### Do this:
Copy each line of the material below that includes the string "matplotlib".

### Data provided:
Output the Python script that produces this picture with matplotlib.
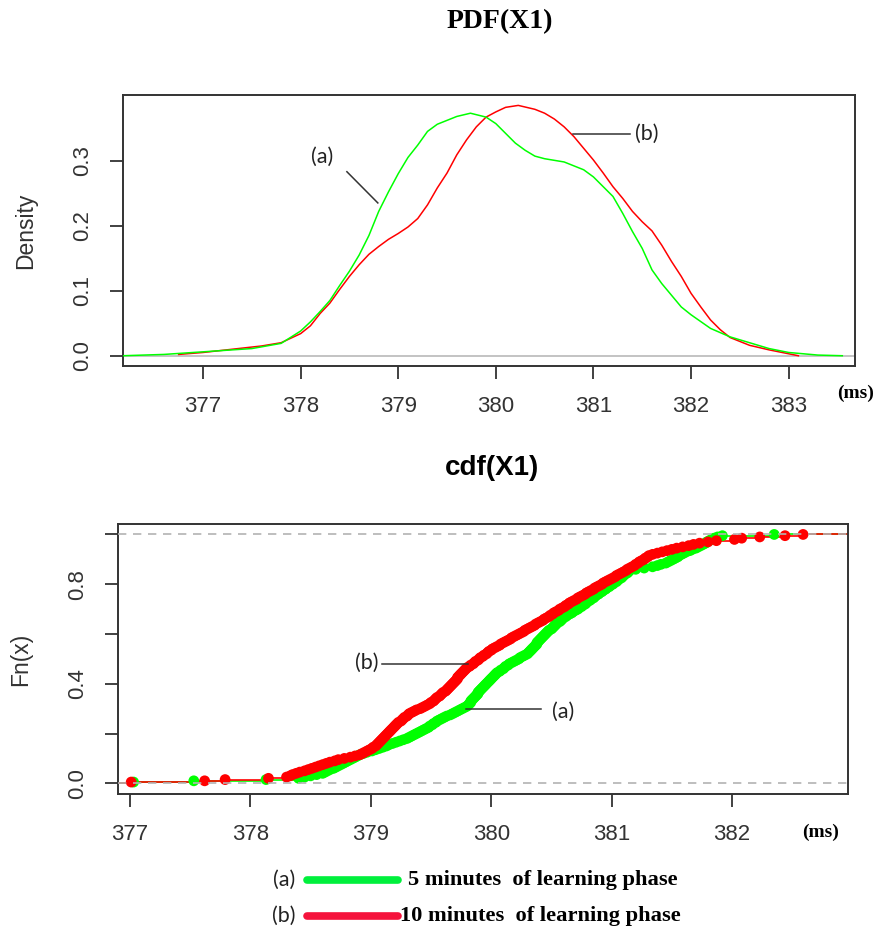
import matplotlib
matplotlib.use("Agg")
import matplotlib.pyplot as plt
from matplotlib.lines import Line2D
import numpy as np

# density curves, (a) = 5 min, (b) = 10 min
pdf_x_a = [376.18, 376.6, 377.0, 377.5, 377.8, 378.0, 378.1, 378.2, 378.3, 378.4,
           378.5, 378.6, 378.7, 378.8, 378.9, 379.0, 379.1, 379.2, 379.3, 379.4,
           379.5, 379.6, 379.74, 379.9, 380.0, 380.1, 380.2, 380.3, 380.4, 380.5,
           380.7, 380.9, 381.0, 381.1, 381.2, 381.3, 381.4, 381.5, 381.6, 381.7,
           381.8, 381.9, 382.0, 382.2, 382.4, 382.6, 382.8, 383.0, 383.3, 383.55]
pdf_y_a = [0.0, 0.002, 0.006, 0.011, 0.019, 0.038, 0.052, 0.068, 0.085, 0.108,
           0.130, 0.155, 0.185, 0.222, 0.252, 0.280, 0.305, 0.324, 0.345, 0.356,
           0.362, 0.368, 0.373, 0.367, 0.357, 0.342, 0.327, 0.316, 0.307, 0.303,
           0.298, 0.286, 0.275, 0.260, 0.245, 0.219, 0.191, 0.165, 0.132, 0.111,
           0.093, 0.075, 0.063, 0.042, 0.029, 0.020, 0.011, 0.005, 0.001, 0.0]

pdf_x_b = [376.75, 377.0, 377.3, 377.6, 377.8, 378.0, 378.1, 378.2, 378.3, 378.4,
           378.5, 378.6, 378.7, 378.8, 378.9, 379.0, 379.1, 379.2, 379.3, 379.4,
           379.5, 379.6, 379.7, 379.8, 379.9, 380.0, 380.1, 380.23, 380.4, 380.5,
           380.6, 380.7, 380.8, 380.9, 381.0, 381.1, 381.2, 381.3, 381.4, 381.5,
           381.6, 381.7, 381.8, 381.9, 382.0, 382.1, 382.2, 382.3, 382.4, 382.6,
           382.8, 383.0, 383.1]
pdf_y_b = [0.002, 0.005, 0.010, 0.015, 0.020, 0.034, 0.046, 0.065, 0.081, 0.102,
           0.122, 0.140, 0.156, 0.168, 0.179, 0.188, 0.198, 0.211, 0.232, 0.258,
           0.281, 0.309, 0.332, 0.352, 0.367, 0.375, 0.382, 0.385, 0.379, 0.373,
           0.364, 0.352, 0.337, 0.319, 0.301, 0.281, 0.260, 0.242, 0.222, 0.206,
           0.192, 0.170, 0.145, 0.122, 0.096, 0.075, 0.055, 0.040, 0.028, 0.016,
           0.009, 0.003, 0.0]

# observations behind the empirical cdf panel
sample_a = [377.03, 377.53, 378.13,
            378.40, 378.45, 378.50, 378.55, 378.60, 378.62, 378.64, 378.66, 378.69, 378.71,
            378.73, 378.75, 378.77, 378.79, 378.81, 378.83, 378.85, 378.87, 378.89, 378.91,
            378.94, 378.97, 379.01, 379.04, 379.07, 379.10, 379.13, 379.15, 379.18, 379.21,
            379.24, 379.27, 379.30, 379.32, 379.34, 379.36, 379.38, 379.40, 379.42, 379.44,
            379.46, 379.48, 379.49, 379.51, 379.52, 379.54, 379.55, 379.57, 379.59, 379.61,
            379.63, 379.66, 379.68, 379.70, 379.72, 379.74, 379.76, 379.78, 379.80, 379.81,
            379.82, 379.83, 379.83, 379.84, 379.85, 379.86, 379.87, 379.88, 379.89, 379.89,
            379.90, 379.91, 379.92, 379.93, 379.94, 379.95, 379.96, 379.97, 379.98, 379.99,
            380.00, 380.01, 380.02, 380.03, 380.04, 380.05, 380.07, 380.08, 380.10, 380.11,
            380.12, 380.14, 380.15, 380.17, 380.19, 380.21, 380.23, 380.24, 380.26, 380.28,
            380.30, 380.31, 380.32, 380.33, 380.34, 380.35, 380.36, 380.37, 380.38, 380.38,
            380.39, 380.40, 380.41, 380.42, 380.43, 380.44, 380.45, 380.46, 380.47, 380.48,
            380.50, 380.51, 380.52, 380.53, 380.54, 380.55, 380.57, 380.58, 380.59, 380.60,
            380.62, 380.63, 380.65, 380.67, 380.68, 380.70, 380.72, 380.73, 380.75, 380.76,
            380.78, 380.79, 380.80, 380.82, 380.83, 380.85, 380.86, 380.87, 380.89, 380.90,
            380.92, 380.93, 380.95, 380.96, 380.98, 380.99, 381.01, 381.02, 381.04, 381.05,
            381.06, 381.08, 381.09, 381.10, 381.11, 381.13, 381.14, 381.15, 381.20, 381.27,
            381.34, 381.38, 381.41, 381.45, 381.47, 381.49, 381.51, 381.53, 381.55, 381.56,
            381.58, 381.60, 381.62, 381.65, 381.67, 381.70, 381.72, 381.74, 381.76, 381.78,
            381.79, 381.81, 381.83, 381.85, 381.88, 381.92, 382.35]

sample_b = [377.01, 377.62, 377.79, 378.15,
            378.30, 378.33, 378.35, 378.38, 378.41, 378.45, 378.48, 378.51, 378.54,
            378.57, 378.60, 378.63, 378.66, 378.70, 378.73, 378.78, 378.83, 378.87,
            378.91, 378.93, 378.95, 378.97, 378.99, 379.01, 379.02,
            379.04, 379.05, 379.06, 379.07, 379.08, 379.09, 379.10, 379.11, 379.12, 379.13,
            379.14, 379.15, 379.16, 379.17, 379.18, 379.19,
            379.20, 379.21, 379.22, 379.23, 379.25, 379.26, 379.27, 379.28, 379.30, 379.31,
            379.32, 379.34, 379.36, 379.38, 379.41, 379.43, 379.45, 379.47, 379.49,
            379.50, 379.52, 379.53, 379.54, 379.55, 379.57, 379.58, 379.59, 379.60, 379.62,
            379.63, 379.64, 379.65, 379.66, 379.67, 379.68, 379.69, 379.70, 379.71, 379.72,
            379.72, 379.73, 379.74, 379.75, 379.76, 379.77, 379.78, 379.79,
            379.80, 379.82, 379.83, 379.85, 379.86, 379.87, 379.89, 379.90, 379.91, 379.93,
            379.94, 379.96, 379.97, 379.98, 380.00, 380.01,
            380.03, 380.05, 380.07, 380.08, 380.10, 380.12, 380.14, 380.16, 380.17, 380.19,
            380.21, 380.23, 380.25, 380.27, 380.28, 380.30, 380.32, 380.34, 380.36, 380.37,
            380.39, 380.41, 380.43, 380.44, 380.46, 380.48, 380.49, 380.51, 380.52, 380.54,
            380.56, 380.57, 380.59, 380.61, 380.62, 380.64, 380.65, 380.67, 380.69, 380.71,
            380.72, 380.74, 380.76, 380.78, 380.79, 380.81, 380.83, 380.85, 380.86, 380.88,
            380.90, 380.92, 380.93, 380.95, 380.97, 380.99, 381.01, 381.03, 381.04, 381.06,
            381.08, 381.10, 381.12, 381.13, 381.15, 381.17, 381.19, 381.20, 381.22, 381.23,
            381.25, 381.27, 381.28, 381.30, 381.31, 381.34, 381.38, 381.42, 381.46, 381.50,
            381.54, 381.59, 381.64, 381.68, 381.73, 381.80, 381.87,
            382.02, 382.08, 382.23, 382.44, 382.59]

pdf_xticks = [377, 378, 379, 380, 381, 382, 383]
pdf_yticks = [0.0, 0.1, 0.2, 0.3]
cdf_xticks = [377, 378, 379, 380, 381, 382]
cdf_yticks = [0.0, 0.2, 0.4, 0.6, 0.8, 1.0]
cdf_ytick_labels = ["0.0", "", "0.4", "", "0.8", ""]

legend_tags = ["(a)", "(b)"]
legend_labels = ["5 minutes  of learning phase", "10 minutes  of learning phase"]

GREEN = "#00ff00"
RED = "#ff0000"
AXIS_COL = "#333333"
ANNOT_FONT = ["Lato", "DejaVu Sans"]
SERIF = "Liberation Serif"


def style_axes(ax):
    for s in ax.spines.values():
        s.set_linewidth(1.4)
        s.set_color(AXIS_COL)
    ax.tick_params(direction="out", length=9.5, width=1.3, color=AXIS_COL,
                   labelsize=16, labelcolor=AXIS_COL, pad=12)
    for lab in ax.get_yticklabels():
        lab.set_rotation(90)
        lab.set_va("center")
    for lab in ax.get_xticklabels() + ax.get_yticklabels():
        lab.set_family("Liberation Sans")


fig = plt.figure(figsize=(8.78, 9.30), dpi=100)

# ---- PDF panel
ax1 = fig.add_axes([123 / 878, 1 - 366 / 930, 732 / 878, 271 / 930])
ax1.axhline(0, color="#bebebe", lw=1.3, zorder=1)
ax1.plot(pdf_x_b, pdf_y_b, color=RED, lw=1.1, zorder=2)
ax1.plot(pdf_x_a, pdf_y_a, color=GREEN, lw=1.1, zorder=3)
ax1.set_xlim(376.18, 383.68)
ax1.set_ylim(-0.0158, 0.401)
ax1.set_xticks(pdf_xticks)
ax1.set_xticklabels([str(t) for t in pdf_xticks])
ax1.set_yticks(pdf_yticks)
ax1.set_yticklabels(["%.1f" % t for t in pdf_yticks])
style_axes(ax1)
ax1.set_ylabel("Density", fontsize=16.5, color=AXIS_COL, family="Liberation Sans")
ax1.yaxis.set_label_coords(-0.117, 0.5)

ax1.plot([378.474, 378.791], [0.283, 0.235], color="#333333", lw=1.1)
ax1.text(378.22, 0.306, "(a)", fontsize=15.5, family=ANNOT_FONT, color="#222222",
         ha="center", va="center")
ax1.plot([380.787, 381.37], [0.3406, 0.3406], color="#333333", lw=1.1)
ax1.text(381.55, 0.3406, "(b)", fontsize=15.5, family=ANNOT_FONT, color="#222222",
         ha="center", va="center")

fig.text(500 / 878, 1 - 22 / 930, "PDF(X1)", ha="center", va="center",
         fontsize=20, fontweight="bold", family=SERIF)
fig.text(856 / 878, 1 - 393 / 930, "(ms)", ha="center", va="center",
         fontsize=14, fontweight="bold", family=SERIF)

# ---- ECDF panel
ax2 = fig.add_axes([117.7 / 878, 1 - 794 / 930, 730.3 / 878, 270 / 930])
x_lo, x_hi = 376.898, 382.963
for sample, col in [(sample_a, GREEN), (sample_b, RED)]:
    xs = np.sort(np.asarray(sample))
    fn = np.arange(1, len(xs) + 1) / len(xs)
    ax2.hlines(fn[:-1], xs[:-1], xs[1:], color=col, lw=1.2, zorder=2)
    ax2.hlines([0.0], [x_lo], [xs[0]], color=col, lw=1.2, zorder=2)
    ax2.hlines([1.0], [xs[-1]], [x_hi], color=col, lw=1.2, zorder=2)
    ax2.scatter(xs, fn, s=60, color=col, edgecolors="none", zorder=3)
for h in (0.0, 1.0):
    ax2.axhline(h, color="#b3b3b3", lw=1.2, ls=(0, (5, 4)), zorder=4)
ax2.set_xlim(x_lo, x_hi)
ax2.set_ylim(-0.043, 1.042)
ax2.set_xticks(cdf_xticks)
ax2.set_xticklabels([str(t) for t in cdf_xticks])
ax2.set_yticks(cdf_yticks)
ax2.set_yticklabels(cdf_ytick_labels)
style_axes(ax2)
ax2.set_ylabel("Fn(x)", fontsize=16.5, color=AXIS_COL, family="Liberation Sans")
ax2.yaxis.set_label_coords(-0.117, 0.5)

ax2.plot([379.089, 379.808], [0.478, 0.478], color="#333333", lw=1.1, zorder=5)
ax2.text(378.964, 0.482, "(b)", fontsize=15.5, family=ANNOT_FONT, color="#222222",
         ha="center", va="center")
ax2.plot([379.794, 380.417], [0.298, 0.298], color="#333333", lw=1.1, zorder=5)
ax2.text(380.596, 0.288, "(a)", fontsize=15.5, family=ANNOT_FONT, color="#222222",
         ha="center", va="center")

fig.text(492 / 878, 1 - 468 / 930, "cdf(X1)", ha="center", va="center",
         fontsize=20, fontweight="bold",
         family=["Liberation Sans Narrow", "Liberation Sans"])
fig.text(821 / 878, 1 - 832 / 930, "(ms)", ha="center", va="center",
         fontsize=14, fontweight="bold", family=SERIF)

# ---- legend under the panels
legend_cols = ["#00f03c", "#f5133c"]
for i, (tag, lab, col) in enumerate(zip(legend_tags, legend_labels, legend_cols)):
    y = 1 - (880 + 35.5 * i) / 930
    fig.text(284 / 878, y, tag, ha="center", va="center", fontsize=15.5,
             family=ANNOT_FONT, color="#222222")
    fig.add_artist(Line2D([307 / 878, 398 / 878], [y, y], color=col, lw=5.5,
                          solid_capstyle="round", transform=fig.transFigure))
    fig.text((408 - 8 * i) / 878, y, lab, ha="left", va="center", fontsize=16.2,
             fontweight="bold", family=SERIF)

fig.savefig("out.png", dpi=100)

### Solution to this exercise:
Output the Python script that produces this picture with matplotlib.
import matplotlib
matplotlib.use("Agg")
import matplotlib.pyplot as plt
from matplotlib.lines import Line2D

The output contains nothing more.